À Paris aussi, la qualité de l’eau s’est considérablement améliorée depuis les années 1990, selon la spécialiste. « Mais, peut-être plus qu’ailleurs, certains aléas sont difficiles à maîtriser, notamment la pluie. » Les précipitations, a fortiori en cas d’orage, font déborder les égouts et une partie des eaux usées se retrouvent dans la Seine, altérant fortement sa qualité.
Un problème qu’on retrouve aussi à Essen, en Allemagne. Comme à Paris, la baignade dans le lac Baldeney avait été interdite dans les années 1970 à cause d’une pollution des eaux trop importante. Elle a été rouverte en 2017 après un vaste projet de traitement des eaux usées et de surveillance de la qualité de l’eau. En parallèle, les autorités ont mis en place un système d’alerte précoce pour la pollution : dès que les pluies dépassent un certain seuil, la baignade devient ainsi automatiquement interdite pendant quelques jours.
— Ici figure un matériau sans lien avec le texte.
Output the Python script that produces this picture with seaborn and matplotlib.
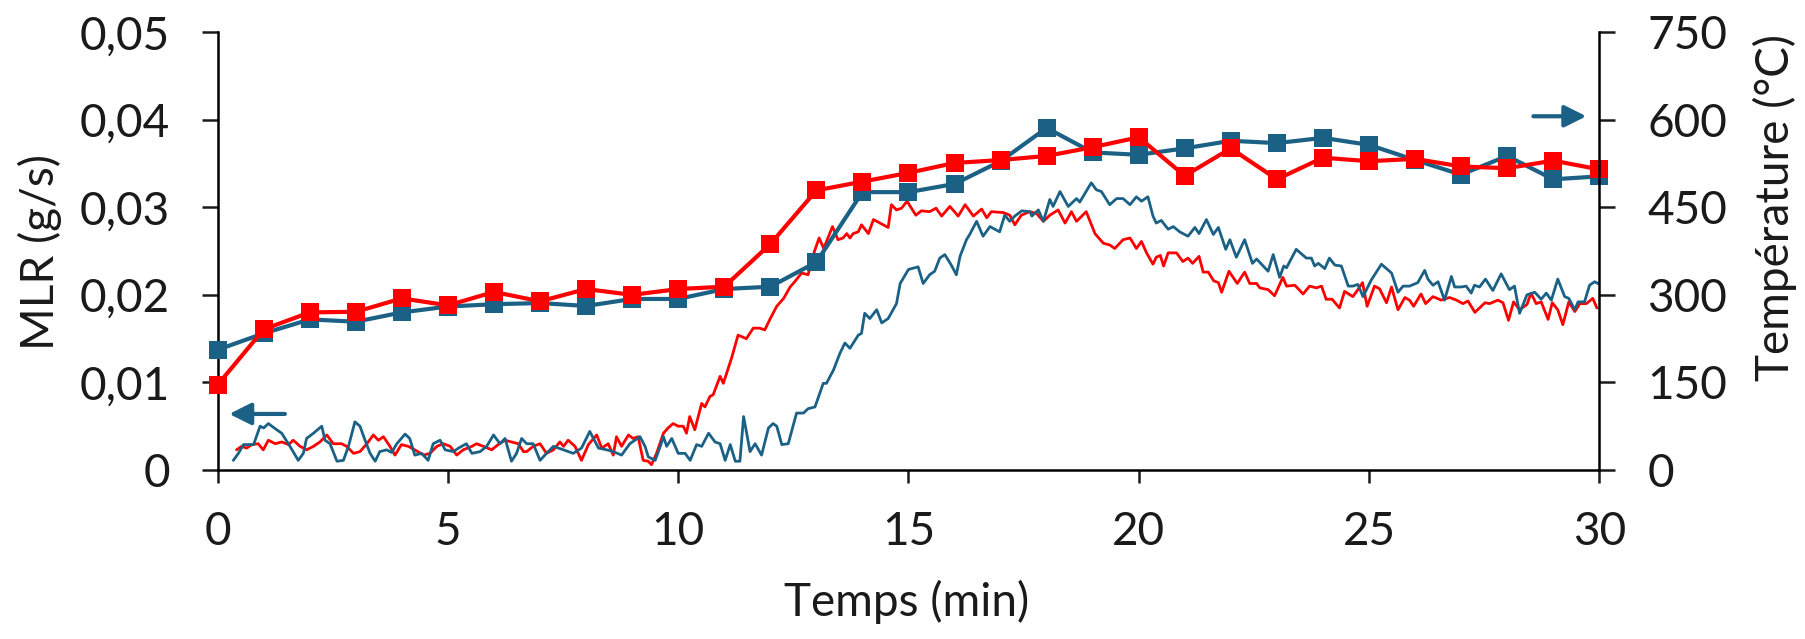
import matplotlib
matplotlib.use("Agg")
import matplotlib.pyplot as plt
import seaborn as sns
import numpy as np

# ---------------- data ----------------
temp_time = list(range(0, 31))
temp_blue = [206, 234, 258, 254, 270, 280, 284, 286, 281, 293, 293, 310, 314, 356, 476,
             476, 490, 529, 586, 544, 540, 551, 564, 560, 569, 557, 531, 506, 538, 498, 503]
temp_red = [146, 241, 270, 271, 294, 282, 305, 289, 310, 300, 310, 314, 387, 479, 494,
            509, 526, 531, 538, 553, 570, 504, 551, 498, 535, 529, 533, 520, 517, 530, 515]

mlr_blue_t = [0.34, 0.45, 0.56, 0.78, 0.92, 1.00, 1.10, 1.28, 1.39, 1.57, 1.75, 1.86, 1.93, 2.08,
              2.26, 2.33, 2.44, 2.59, 2.73, 2.84, 2.98, 3.09, 3.20, 3.31, 3.42, 3.52, 3.67, 3.78,
              3.89, 4.07, 4.17, 4.28, 4.43, 4.57, 4.68, 4.83, 4.94, 5.12, 5.23, 5.40, 5.52, 5.70,
              5.84, 5.99, 6.13, 6.24, 6.38, 6.49, 6.60, 6.71, 6.85, 7.00, 7.14, 7.29, 7.51, 7.72,
              7.90, 8.08, 8.27, 8.45, 8.59, 8.77, 8.95, 9.17, 9.28, 9.35, 9.50, 9.61, 9.68, 9.75,
              9.86, 10.00, 10.15, 10.26, 10.40, 10.51, 10.66, 10.80, 10.91, 11.02, 11.13, 11.24,
              11.34, 11.42, 11.56, 11.67, 11.81, 11.96, 12.06, 12.14, 12.25, 12.39, 12.57, 12.72,
              12.82, 12.97, 13.15, 13.22, 13.37, 13.51, 13.62, 13.73, 13.91, 13.98, 14.05, 14.16,
              14.31, 14.42, 14.56, 14.74, 14.82, 15.00, 15.21, 15.32, 15.46, 15.57, 15.68, 15.79,
              15.93, 16.04, 16.12, 16.26, 16.33, 16.48, 16.62, 16.77, 16.98, 17.09, 17.20, 17.31,
              17.46, 17.64, 17.68, 17.82, 17.93, 18.07, 18.14, 18.29, 18.47, 18.65, 18.72, 18.97,
              19.08, 19.19, 19.37, 19.52, 19.66, 19.81, 19.95, 20.06, 20.20, 20.31, 20.38, 20.49,
              20.64, 20.75, 20.89, 21.07, 21.22, 21.31, 21.47, 21.62, 21.73, 21.89, 21.98, 22.12,
              22.30, 22.47, 22.56, 22.81, 22.92, 23.06, 23.15, 23.21, 23.42, 23.64, 23.75, 23.82,
              23.90, 24.04, 24.14, 24.26, 24.40, 24.55, 24.65, 24.76, 24.87, 25.05, 25.27, 25.49,
              25.63, 25.74, 25.88, 26.06, 26.21, 26.28, 26.39, 26.50, 26.64, 26.79, 26.86, 27.00,
              27.11, 27.22, 27.29, 27.40, 27.53, 27.69, 27.87, 28.05, 28.16, 28.27, 28.43, 28.60,
              28.74, 28.85, 28.96, 29.10, 29.25, 29.34, 29.47, 29.54, 29.68, 29.79, 29.90, 29.97]
mlr_blue = [0.0011, 0.0019, 0.0029, 0.0029, 0.0050, 0.0048, 0.0053, 0.0046, 0.0042, 0.0027,
            0.0011, 0.0019, 0.0036, 0.0042, 0.0050, 0.0034, 0.0030, 0.0010, 0.0011, 0.0027,
            0.0055, 0.0050, 0.0034, 0.0019, 0.0010, 0.0021, 0.0023, 0.0020, 0.0030, 0.0041,
            0.0036, 0.0017, 0.0019, 0.0011, 0.0030, 0.0034, 0.0023, 0.0021, 0.0025, 0.0030,
            0.0019, 0.0021, 0.0027, 0.0040, 0.0030, 0.0036, 0.0010, 0.0019, 0.0036, 0.0030,
            0.0030, 0.0011, 0.0019, 0.0027, 0.0023, 0.0019, 0.0025, 0.0044, 0.0025, 0.0023,
            0.0021, 0.0017, 0.0030, 0.0038, 0.0027, 0.0015, 0.0011, 0.0027, 0.0038, 0.0027,
            0.0036, 0.0019, 0.0019, 0.0011, 0.0029, 0.0027, 0.0042, 0.0032, 0.0030, 0.0011,
            0.0029, 0.0010, 0.0010, 0.0061, 0.0021, 0.0030, 0.0017, 0.0048, 0.0053, 0.0050,
            0.0029, 0.0030, 0.0065, 0.0065, 0.0070, 0.0072, 0.0099, 0.0099, 0.0114, 0.0133,
            0.0145, 0.0139, 0.0154, 0.0156, 0.0179, 0.0173, 0.0183, 0.0168, 0.0173, 0.0190,
            0.0213, 0.0229, 0.0232, 0.0213, 0.0223, 0.0227, 0.0242, 0.0246, 0.0234, 0.0223,
            0.0244, 0.0263, 0.0269, 0.0284, 0.0267, 0.0278, 0.0272, 0.0291, 0.0284, 0.0290,
            0.0296, 0.0295, 0.0290, 0.0297, 0.0284, 0.0309, 0.0301, 0.0318, 0.0301, 0.0310,
            0.0306, 0.0328, 0.0320, 0.0318, 0.0303, 0.0310, 0.0310, 0.0303, 0.0312, 0.0307,
            0.0312, 0.0290, 0.0282, 0.0285, 0.0275, 0.0278, 0.0272, 0.0267, 0.0277, 0.0270,
            0.0286, 0.0269, 0.0277, 0.0252, 0.0263, 0.0243, 0.0263, 0.0236, 0.0241, 0.0227,
            0.0246, 0.0220, 0.0233, 0.0231, 0.0252, 0.0242, 0.0242, 0.0233, 0.0236, 0.0230,
            0.0242, 0.0234, 0.0233, 0.0210, 0.0210, 0.0212, 0.0198, 0.0217, 0.0235, 0.0225,
            0.0203, 0.0210, 0.0210, 0.0214, 0.0228, 0.0218, 0.0211, 0.0215, 0.0194, 0.0221,
            0.0209, 0.0209, 0.0210, 0.0202, 0.0211, 0.0209, 0.0218, 0.0205, 0.0224, 0.0206,
            0.0210, 0.0179, 0.0200, 0.0203, 0.0195, 0.0202, 0.0194, 0.0218, 0.0198, 0.0196,
            0.0183, 0.0192, 0.0192, 0.0211, 0.0215, 0.0213]

mlr_red_t = [0.41, 0.52, 0.63, 0.74, 0.88, 0.99, 1.10, 1.25, 1.39, 1.54, 1.64, 1.79, 1.93, 2.08,
             2.22, 2.37, 2.51, 2.69, 2.80, 2.95, 3.09, 3.24, 3.38, 3.49, 3.60, 3.74, 3.85, 3.99,
             4.14, 4.28, 4.47, 4.61, 4.76, 4.90, 5.05, 5.19, 5.33, 5.52, 5.62, 5.77, 5.95, 6.09,
             6.24, 6.38, 6.53, 6.64, 6.71, 6.85, 7.00, 7.14, 7.29, 7.43, 7.51, 7.61, 7.76, 7.90,
             8.05, 8.23, 8.34, 8.48, 8.59, 8.66, 8.77, 8.92, 9.02, 9.13, 9.24, 9.35, 9.42, 9.53,
             9.68, 9.78, 9.89, 10.00, 10.11, 10.18, 10.25, 10.36, 10.51, 10.58, 10.69, 10.76,
             10.91, 10.98, 11.16, 11.30, 11.48, 11.63, 11.77, 11.88, 12.00, 12.14, 12.29, 12.43,
             12.53, 12.68, 12.82, 12.96, 13.06, 13.16, 13.35, 13.47, 13.58, 13.66, 13.73, 13.80,
             13.91, 13.98, 14.13, 14.24, 14.38, 14.56, 14.63, 14.74, 14.85, 14.97, 15.16, 15.28,
             15.46, 15.60, 15.72, 15.90, 16.08, 16.23, 16.41, 16.59, 16.70, 16.80, 17.06, 17.20,
             17.31, 17.45, 17.63, 17.78, 17.93, 18.07, 18.25, 18.40, 18.54, 18.65, 18.86, 19.05,
             19.23, 19.37, 19.48, 19.66, 19.81, 19.95, 20.06, 20.17, 20.31, 20.38, 20.47, 20.54,
             20.64, 20.82, 20.96, 21.07, 21.17, 21.31, 21.40, 21.51, 21.63, 21.73, 21.80, 21.96,
             22.14, 22.30, 22.41, 22.56, 22.63, 22.81, 22.95, 23.13, 23.21, 23.39, 23.57, 23.71,
             23.86, 23.97, 24.07, 24.20, 24.36, 24.47, 24.65, 24.76, 24.86, 24.96, 25.12, 25.23,
             25.38, 25.49, 25.63, 25.78, 25.88, 25.97, 26.13, 26.23, 26.39, 26.57, 26.75, 26.90,
             27.04, 27.15, 27.30, 27.52, 27.62, 27.80, 27.91, 28.03, 28.14, 28.27, 28.43, 28.52,
             28.63, 28.74, 28.89, 28.98, 29.10, 29.21, 29.34, 29.47, 29.58, 29.72, 29.86, 29.95]
mlr_red = [0.0023, 0.0027, 0.0025, 0.0029, 0.0030, 0.0023, 0.0034, 0.0030, 0.0032, 0.0029,
           0.0034, 0.0027, 0.0023, 0.0027, 0.0032, 0.0040, 0.0030, 0.0030, 0.0027, 0.0019,
           0.0021, 0.0030, 0.0040, 0.0034, 0.0038, 0.0027, 0.0017, 0.0029, 0.0027, 0.0023,
           0.0017, 0.0019, 0.0027, 0.0030, 0.0027, 0.0017, 0.0023, 0.0027, 0.0030, 0.0027,
           0.0023, 0.0029, 0.0034, 0.0032, 0.0030, 0.0021, 0.0021, 0.0027, 0.0030, 0.0019,
           0.0023, 0.0032, 0.0027, 0.0034, 0.0027, 0.0011, 0.0029, 0.0040, 0.0025, 0.0030,
           0.0017, 0.0038, 0.0027, 0.0040, 0.0036, 0.0038, 0.0011, 0.0010, 0.0006, 0.0019,
           0.0042, 0.0048, 0.0053, 0.0050, 0.0050, 0.0042, 0.0061, 0.0046, 0.0076, 0.0072,
           0.0084, 0.0086, 0.0107, 0.0099, 0.0128, 0.0154, 0.0150, 0.0162, 0.0162, 0.0160,
           0.0173, 0.0187, 0.0196, 0.0209, 0.0215, 0.0225, 0.0223, 0.0250, 0.0265, 0.0253,
           0.0278, 0.0263, 0.0265, 0.0270, 0.0265, 0.0270, 0.0272, 0.0280, 0.0270, 0.0286,
           0.0282, 0.0277, 0.0303, 0.0297, 0.0299, 0.0307, 0.0291, 0.0296, 0.0295, 0.0299,
           0.0290, 0.0301, 0.0290, 0.0303, 0.0290, 0.0298, 0.0288, 0.0295, 0.0294, 0.0291,
           0.0280, 0.0291, 0.0295, 0.0293, 0.0284, 0.0291, 0.0297, 0.0282, 0.0295, 0.0284,
           0.0295, 0.0270, 0.0259, 0.0257, 0.0253, 0.0263, 0.0265, 0.0253, 0.0261, 0.0248,
           0.0235, 0.0243, 0.0245, 0.0233, 0.0248, 0.0248, 0.0238, 0.0242, 0.0236, 0.0244,
           0.0226, 0.0226, 0.0216, 0.0214, 0.0203, 0.0227, 0.0213, 0.0226, 0.0213, 0.0213,
           0.0208, 0.0206, 0.0199, 0.0220, 0.0210, 0.0211, 0.0201, 0.0210, 0.0208, 0.0210,
           0.0195, 0.0195, 0.0185, 0.0204, 0.0198, 0.0206, 0.0214, 0.0187, 0.0210, 0.0207,
           0.0191, 0.0209, 0.0183, 0.0197, 0.0194, 0.0187, 0.0201, 0.0190, 0.0198, 0.0194,
           0.0197, 0.0194, 0.0190, 0.0193, 0.0180, 0.0191, 0.0190, 0.0194, 0.0191, 0.0171,
           0.0192, 0.0183, 0.0189, 0.0202, 0.0190, 0.0192, 0.0172, 0.0191, 0.0183, 0.0166,
           0.0192, 0.0181, 0.0190, 0.0190, 0.0196, 0.0185]

x_ticks = [0, 5, 10, 15, 20, 25, 30]
mlr_ticks = [0, 0.01, 0.02, 0.03, 0.04, 0.05]
mlr_tick_labels = ["0", "0,01", "0,02", "0,03", "0,04", "0,05"]
temp_ticks = [0, 150, 300, 450, 600, 750]

BLUE = "#1A6185"
RED = "#FF0000"
TXT = "#1a1a1a"

# ---------------- style ----------------
sns.set_theme(style="white")
plt.rcParams["font.family"] = ["Lato", "DejaVu Sans"]
plt.rcParams["text.color"] = TXT
plt.rcParams["axes.labelcolor"] = TXT
plt.rcParams["xtick.color"] = TXT
plt.rcParams["ytick.color"] = TXT

fig = plt.figure(figsize=(18.05, 6.39), dpi=100)
ax = fig.add_axes([0.1206, 0.2645, 0.7654, 0.6851])
ax2 = ax.twinx()

# MLR (left axis)
sns.lineplot(x=mlr_red_t, y=mlr_red, ax=ax, color=RED, linewidth=2.0, estimator=None, sort=False)
sns.lineplot(x=mlr_blue_t, y=mlr_blue, ax=ax, color=BLUE, linewidth=2.0, estimator=None, sort=False)

# Temperature (right axis)
for vals, col in [(temp_blue, BLUE), (temp_red, RED)]:
    sns.lineplot(x=temp_time, y=vals, ax=ax2, color=col, linewidth=3.0, marker="s",
                 markersize=13, markeredgewidth=0, estimator=None, sort=False)
for ln in ax2.lines:
    ln.set_clip_on(False)

ax.set_xlim(0, 30)
ax.set_ylim(0, 0.05)
ax2.set_ylim(0, 750)

ax.set_xticks(x_ticks)
ax.set_xticklabels([str(v) for v in x_ticks])
ax.set_yticks(mlr_ticks)
ax.set_yticklabels(mlr_tick_labels)
ax2.set_yticks(temp_ticks)
ax2.set_yticklabels([str(v) for v in temp_ticks])

FS = 33
for a in (ax, ax2):
    for s in a.spines.values():
        s.set_linewidth(1.8)
        s.set_color("black")
    a.spines["top"].set_visible(False)
    a.grid(False)
ax.spines["right"].set_visible(False)
ax2.spines["left"].set_visible(False)
ax2.spines["bottom"].set_visible(False)

ax.tick_params(axis="y", direction="out", length=11.5, width=1.8, pad=23, labelsize=FS, left=True)
ax.tick_params(axis="x", direction="out", length=9.5, width=1.8, pad=20, labelsize=FS, bottom=True)
ax2.tick_params(axis="y", direction="out", length=11.5, width=1.8, pad=23, labelsize=FS, right=True)

ax.set_xlabel("Temps (min)", fontsize=FS, va="center", ha="center")
ax.set_ylabel("MLR (g/s)", fontsize=FS, va="center", ha="center")
ax2.set_ylabel("Température (°C)", fontsize=FS, va="center", ha="center")
ax.xaxis.set_label_coords(0.4988, -0.302)
ax.yaxis.set_label_coords(-0.1286, 0.498)
ax2.yaxis.set_label_coords(1.127, 0.599)

# arrows indicating axes
arrow_style = "-|>,head_length=1.1,head_width=0.55"
ax.annotate("", xy=(0.25, 0.0064), xytext=(1.46, 0.0064),
            arrowprops=dict(arrowstyle=arrow_style, color=BLUE, lw=3.0, shrinkA=0, shrinkB=0))
ax2.annotate("", xy=(29.72, 606), xytext=(28.57, 606),
             arrowprops=dict(arrowstyle=arrow_style, color=BLUE, lw=3.0, shrinkA=0, shrinkB=0))

ax.set_zorder(1)
ax2.set_zorder(2)

fig.savefig("out.png", dpi=100)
« Outre la question de la qualité de l’eau, il y a une autre différence majeure : la législation », note Julia Moutiez. « En Suisse ou Allemagne, quand on saute dans un fleuve, on engage sa responsabilité individuelle. En France, s’il y a un accident ou si on tombe malade, on peut se retourner contre les autorités. Ces dernières ont donc tendance à être beaucoup plus prudentes. »
Améliorer l’image de la Seine ?
Quoi qu’il en soit, quand bien même Paris réussirait à son tour à assurer une qualité suffisante des eaux de baignade, il lui resterait un défi majeur à relever : celui d’améliorer l’image de la Seine. Selon un sondage de l’institut Ifop publié le 1er juillet 2021, la Seine est le fleuve français le moins attrayant pour la baignade, avec 70 % des Français qui refuseraient d’y plonger. « Le fleuve a longtemps été vu comme un égout, un cours d’eau très pollué et sale, voire un endroit où flottent des cadavres », explique Julia Moutiez. « Mais cette image archaïque évolue progressivement. Il y a dix ans, ce nombre aurait certainement été encore plus important. »
« Alors certes, l’annulation des épreuves ces dernières semaines n’aide pas à améliorer cette image mais les JO permettent de montrer tout le travail et les efforts qui sont faits pour améliorer la qualité de l’eau à Paris », termine-t-elle. « Et cela, à terme, va faire changer le regard que l’on porte sur la Seine.